Cette grande lacune, mise en scène avec une maîtrise diabolique, a entrainé sous le socialisme-communisme un type de gouvernance qui a considérablement atrophié les instincts des membres de ces sociétés en matière d'affirmation individuelle, d'esprit de compétition et de responsabilité de leurs propres actes.

Décalages entre anciens et nouveaux membres

Les politiques communautaires doivent ainsi faire face non seulement aux célèbres décalages entre anciens et nouveaux Etats membres, mais aussi aux conséquences de la poursuite exclusive du profit à court terme. Qui sont aujourd'hui accablantes : la valeur du travail, de l'investissement dans la formation, la réglementation du marché du travail en fonction des nouvelles polarisations économiques qui apparaissent dans le monde, requièrent une plus grande vitesse de réaction.
Et lorsque la réaction se produit, enfin, comme par exemple dans le cas de l'agriculture, de la pêche ou des industries créatives, les efforts visant à la traduire en paquet législatif communautaire engendre des décalages et des réactions sociales partout en UE.
L'Europe reste trop une Europe des gouvernements, et pas assez une Europe des peuples.

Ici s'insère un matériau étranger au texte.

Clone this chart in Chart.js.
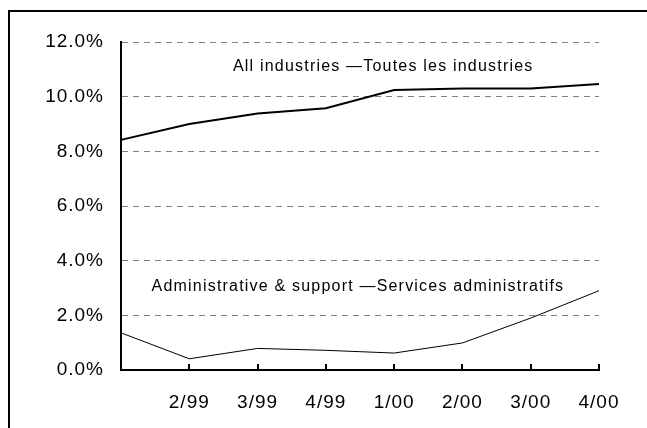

Les valeurs européennes mériteraient d'être redécouvertes. La communication de ces valeurs devrait être le plus grand enjeu de l’UE. Laissée aux mains des gouvernements et des institutions spécialisées, la communication souffrira toujours d'un manque de créativité et l'Europe ne fera que s'éloigner de plus en plus de nous.
Seule une vision créative des gouvernements pourrait remettre sur les rails le processus d'une Europe unie sous le signe du développement personnel de chaque citoyen des pays membres. Réussir les choses simples (un travail, une maison, un niveau de vie acceptable) est la seule voie vers les choses plus complexes. Lorsque le gouvernement d'un Etat parviendra à convaincre tout un chacun que son chez soi vaut bien celui de n’importe qui n'importe où ailleurs, alors seulement, l'enjeu aura été correctement intégré par tout le monde.